To be clear, you’re not always required to hand over a giant check for closing costs when you put a mortgage in place. Often, lenders will allow you to roll your closing costs into your mortgage and pay them off over time along with the rest of your loan.
But either way, once you commit to those closing costs, there’s no going back. On the other hand, committing to a given interest rate on your mortgage doesn’t always mean paying that rate for 15 years, 30 years, or whatever the life of your loan entails. It’s often possible to refinance a mortgage at some point in time and snag a lower interest rate in the process.
Deciding between two potential lenders
Let’s say you’re stuck between two lenders — one letting you borrow $200,000 over 30 years at a fixed rate of 6.9% and another giving you that same loan at 7%. At first, the 6.9% offer reads like the better deal. With that offer, you’re paying $1,317 a month for principal and interest. With the second offer, you’re paying $1,330 a month.
But what if the lender offering you a 30-year mortgage at 6.9% is also charging you an extra $3,000 in closing costs? Well, let’s do the math.
With the 7% offer, you’re paying an additional $13 a month. And it takes about 231 monthly payments to equal the $3,000 in extra closing costs you may be looking at. That’s over 19 years’ worth of payments.
A lot might happen in 19 years, though. And there’s a reasonable chance you’ll be able to refinance your mortgage to a lower interest rate within that time frame.
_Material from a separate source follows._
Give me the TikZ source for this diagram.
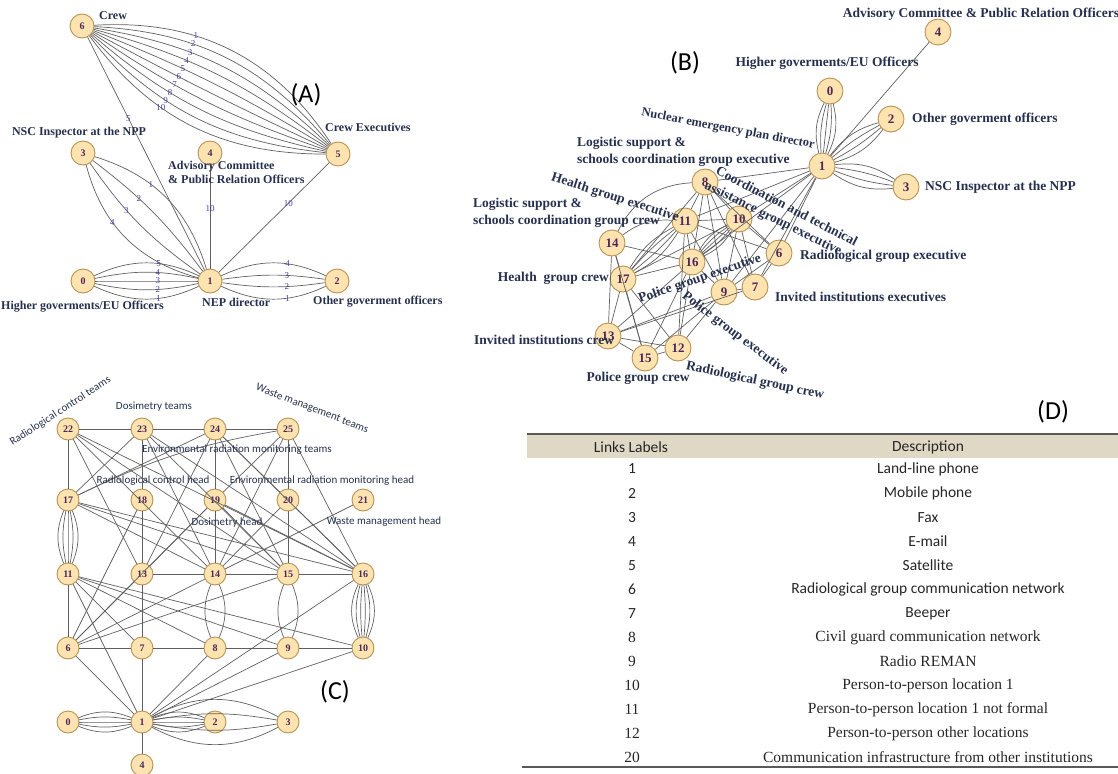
\documentclass[tikz,border=0pt]{standalone}
\usepackage{fontspec}
\setmainfont{Liberation Serif}
\newfontfamily\calfont{Carlito}
\usetikzlibrary{positioning}

\definecolor{vfill}{RGB}{252,227,175}
\definecolor{vline}{RGB}{184,146,86}
\definecolor{vtext}{RGB}{78,40,88}
\definecolor{labnavy}{RGB}{38,48,78}
\definecolor{lnkblue}{RGB}{72,62,168}
\definecolor{edgegray}{RGB}{96,96,96}
\definecolor{headfill}{RGB}{222,216,197}

\tikzset{
  vtx/.style={circle, draw=vline, fill=vfill, line width=0.9pt, inner sep=0pt, text=vtext},
  avtx/.style={vtx, minimum size=24pt, font=\bfseries\fontsize{10}{10}\selectfont},
  bvtx/.style={vtx, minimum size=26pt, font=\bfseries\fontsize{13}{13}\selectfont},
  cvtx/.style={vtx, minimum size=22pt, font=\bfseries\fontsize{10}{10}\selectfont},
  lnk/.style={draw=edgegray, line width=0.7pt},
  lnklab/.style={text=lnkblue, inner sep=0.5pt, font=\fontsize{9}{9}\selectfont},
  alab/.style={text=labnavy, inner sep=0pt, font=\bfseries\fontsize{12}{14}\selectfont},
  blab/.style={text=labnavy, inner sep=0pt, font=\bfseries\fontsize{13.5}{17}\selectfont},
  clab/.style={text=labnavy, inner sep=0pt, font=\calfont\fontsize{11}{13}\selectfont},
  panel/.style={inner sep=0pt, font=\calfont\fontsize{26}{26}\selectfont},
  tcal/.style={inner sep=0pt, text=black!85, font=\calfont\fontsize{15.5}{16}\selectfont},
  tser/.style={inner sep=0pt, text=black!85, font=\fontsize{15.5}{16}\selectfont}
}

\begin{document}
\begin{tikzpicture}[x=1pt, y=-1pt]
\useasboundingbox (0,0) rectangle (1118,773);

% (A)
\node[avtx] (a6) at (82,26) {6};
\node[avtx] (a5) at (338,154) {5};
\node[avtx] (a3) at (83,153) {3};
\node[avtx] (a4) at (210,153) {4};
\node[avtx] (a0) at (83,281) {0};
\node[avtx] (a1) at (210,281) {1};
\node[avtx] (a2) at (337,281) {2};

\foreach \k in {1,...,10}{
  \pgfmathsetmacro{\bb}{30-6.3*(\k-1)}
  \draw[lnk] (a6) to[bend left=\bb] node[lnklab, pos=0.36] {\k} (a5);
}
\draw[lnk] (a6) -- node[lnklab, pos=0.35] {5} (a1);
\foreach \k/\bb in {1/28, 2/8, 3/-10, 4/-30}
  \draw[lnk] (a3) to[bend left=\bb] node[lnklab, pos=0.37] {\k} (a1);
\draw[lnk] (a4) -- node[lnklab, pos=0.42] {10} (a1);
\draw[lnk] (a5) -- node[lnklab, pos=0.37] {10} (a1);
\foreach \k/\bb in {5/25, 4/12, 3/0, 2/-12, 1/-25}
  \draw[lnk] (a0) to[bend left=\bb] node[lnklab, pos=0.62] {\k} (a1);
\foreach \k/\bb in {4/25, 3/8, 2/-8, 1/-25}
  \draw[lnk] (a1) to[bend left=\bb] node[lnklab, pos=0.64] {\k} (a2);

\node[alab, anchor=west] (a6lab) at (99,16) {Crew};
\node[alab, anchor=west] (a5lab) at (325,127) {Crew Executives};
\node[alab] (a3lab) at (79,133) {NSC Inspector at the NPP};
\node[alab, anchor=north west, align=left] (a4lab) at (168,161) {Advisory Committee\\\& Public Relation Officers};
\node[alab, anchor=east] (a0lab) at (164,307) {Higher goverments/EU Officers};
\node[alab, anchor=west] (a1lab) at (202,302) {NEP director};
\node[alab, anchor=west] (a2lab) at (313,302) {Other goverment officers};
\node[panel] (apanel) at (306,95) {(A)};

% (B)
\foreach \n/\x/\y in {0/830/91, 1/822/166, 2/891/119, 3/906/187, 4/938/32, 6/779/253, 7/755/287, 8/705/182, 9/724/292, 10/739/219, 11/685/221, 12/678/348, 13/608/336, 14/612/243, 15/645/358, 16/692/262, 17/623/279}
  \node[bvtx] (b\n) at (\x,\y) {\n};

\foreach \bb in {-20,-10,0,10,20} \draw[lnk] (b1) to[bend left=\bb] (b0);
\foreach \bb in {-18,-6,6,18} \draw[lnk] (b1) to[bend left=\bb] (b2);
\foreach \bb in {-20,-7,7,20} \draw[lnk] (b1) to[bend left=\bb] (b3);
\foreach \bb in {-16,-8,0,8,16} \draw[lnk] (b10) to[bend left=\bb] (b16);
\foreach \bb in {-15,-5,5,15} \draw[lnk] (b17) to[bend left=\bb] (b11);
\foreach \u/\v in {1/4,1/8,1/11,1/10,1/16,1/6,1/7,1/9,8/11,8/10,8/16,8/6,8/9,8/7,8/17,11/10,11/16,11/9,11/12,11/6,10/17,10/6,10/9,10/7,14/17,14/16,14/13,14/15,17/16,17/13,17/15,17/12,16/13,16/15,16/12,16/9,13/15,13/12,13/9,13/7,15/12,15/9,12/9,6/9,6/7,9/7}
  \draw[lnk] (b\u) -- (b\v);
\draw[lnk] (b8) to[bend right=30] (b14);
\draw[lnk] (b14) to[bend left=20] (b11);

\node[blab] (b4lab) at (981,14) {Advisory Committee \& Public Relation Officers};
\node[blab] (b0lab) at (827,63) {Higher goverments/EU Officers};
\node[blab, anchor=west] (b2lab) at (912,119) {Other goverment officers};
\node[blab, anchor=west] (b3lab) at (925,187) {NSC Inspector at the NPP};
\node[blab, rotate=-10.6, font=\bfseries\fontsize{12.5}{15}\selectfont] (b1lab) at (728,129) {Nuclear emergency plan director};
\node[blab, anchor=north west, align=left] (b8lab) at (577,137) {Logistic support \&\\schools coordination group executive};
\node[blab, rotate=-17.7] (b11lab) at (615,198) {Health group executive};
\node[blab, rotate=-27.5] (b10lab) at (787,206) {Coordination and technical};
\node[blab, rotate=-26.4] (b10labb) at (773,219) {assistance group executive};
\node[blab, anchor=west] (b6lab) at (800,256) {Radiological group executive};
\node[blab, anchor=north west, align=left] (b14lab) at (473,198) {Logistic support \&\\ schools coordination group crew};
\node[blab, anchor=east] (b17lab) at (609,278) {Health\ \ group crew};
\node[blab, rotate=19] (b16lab) at (700,279) {Police group executive};
\node[blab, anchor=west] (b7lab) at (775,297) {Invited institutions executives};
\node[blab, rotate=-37] (b9lab) at (735,334) {Police group executive};
\node[blab, anchor=west] (b13lab) at (474,340) {Invited institutions crew};
\node[blab] (b15lab) at (638,378) {Police group crew};
\node[blab, rotate=-12] (b12lab) at (755,381) {Radiological group crew};
\node[panel] (bpanel) at (685,63) {(B)};

% (C)
\foreach \n/\x/\y in {22/68/429, 23/142/429, 24/215/429, 25/288/429, 17/68/500, 18/142/500, 19/215/500, 20/288/500, 21/363/500, 11/68/574, 13/142/574, 14/215/574, 15/288/574, 16/363/574, 6/68/648, 7/142/648, 8/215/648, 9/288/648, 10/363/648, 0/68/722, 1/142/722, 2/215/722, 3/288/722, 4/142/765}
  \node[cvtx] (c\n) at (\x,\y) {\n};

\foreach \u/\v in {22/23,23/24,24/25,22/17,23/18,18/13,24/19,19/14,25/20,20/15,22/13,22/14,22/15,22/16,23/17,23/14,23/15,23/16,24/17,24/13,24/15,24/16,24/20,25/19,25/14,25/16,21/14,17/14,17/15,17/16,18/6,19/13,19/15,19/16,20/14,20/16,13/14,14/15,15/16,11/6,11/7,11/8,11/9,11/10,11/1,13/7,13/6,14/6,15/6,16/1,6/7,7/8,8/9,9/10,6/1,7/1,8/1,9/1,10/1,1/4,6/19}
  \draw[lnk] (c\u) -- (c\v);
\draw[lnk] (c17) to[bend left=8] (c25);
\foreach \bb in {-22,-11,0,11,22} \draw[lnk] (c17) to[bend left=\bb] (c11);
\foreach \bb in {-25,-15,-5,5,15,25} \draw[lnk] (c16) to[bend left=\bb] (c10);
\foreach \bb in {-22,22} \draw[lnk] (c14) to[bend left=\bb] (c8);
\foreach \bb in {-22,22} \draw[lnk] (c15) to[bend left=\bb] (c9);
\foreach \bb in {-22,-11,0,11,22} \draw[lnk] (c0) to[bend left=\bb] (c1);
\foreach \bb in {-22,-11,0,11,22} \draw[lnk] (c1) to[bend left=\bb] (c2);
\foreach \bb in {-28,-10,10,28} \draw[lnk] (c1) to[bend left=\bb] (c3);

\node[clab, rotate=33, anchor=east] (c22lab) at (110,379) {Radiological control teams};
\node[clab] (c23lab) at (154,407) {Dosimetry teams};
\node[clab, rotate=-21] (c25lab) at (312,409) {Waste management teams};
\node[clab] (c24lab) at (237,450) {Environmental radiation monitoring teams};
\node[clab] (c18lab) at (153,481) {Radiological control head};
\node[clab] (c20lab) at (322,481) {Environmental radiation monitoring head};
\node[clab] (c19lab) at (227,523) {Dosimetry head};
\node[clab] (c21lab) at (384,522) {Waste management head};
\node[panel] (cpanel) at (335,692) {(C)};

% (D)
\fill[headfill] (527,435) rectangle (1118,458);
\draw[line width=2pt, black!65] (527,434) -- (1118,434);
\draw[line width=2pt, black!65] (522,767) -- (1118,767);
\node[tcal] (dhlab) at (631,447) {Links Labels};
\node[tcal] (dhdesc) at (928,447) {Description};
\foreach \rowlab/\rowtext [count=\i] in {1/Land-line phone, 2/Mobile phone, 3/Fax, 4/E-mail, 5/Satellite, 6/Radiological group communication network, 7/Beeper}{
  \node[tcal] (dn\i) at (632,{469+24.05*(\i-1)}) {\rowlab};
  \node[tcal] (dt\i) at (928,{469+24.05*(\i-1)}) {\rowtext};
}
\foreach \rowlab/\rowtext [count=\i from 8] in {8/Civil guard communication network, 9/Radio REMAN, 10/Person-to-person location 1, 11/Person-to-person location 1 not formal, 12/Person-to-person other locations, 20/Communication infrastructure from other institutions}{
  \node[tser] (dn\i) at (632,{469+24.05*(\i-1)}) {\rowlab};
  \node[tser] (dt\i) at (928,{469+24.05*(\i-1)}) {\rowtext};
}
\node[panel] (dpanel) at (1053,412) {(D)};
\end{tikzpicture}
\end{document}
As such, it could make financial sense to sign the mortgage that has you paying an extra $13 a month rather than spending an additional $3,000 upfront on closing costs.
Look at the whole picture
It’s always important to shop around when you’re looking for a mortgage, so you can compare different offers and negotiate with lenders. But don’t just negotiate your mortgage rate itself. Try to get your lender to come down on closing costs, too.
All told, when comparing mortgage offers, you need to look at the big picture. Signing on with the lender offering you the lowest rate may not be your best option if its closing costs are higher than what the competition is charging you.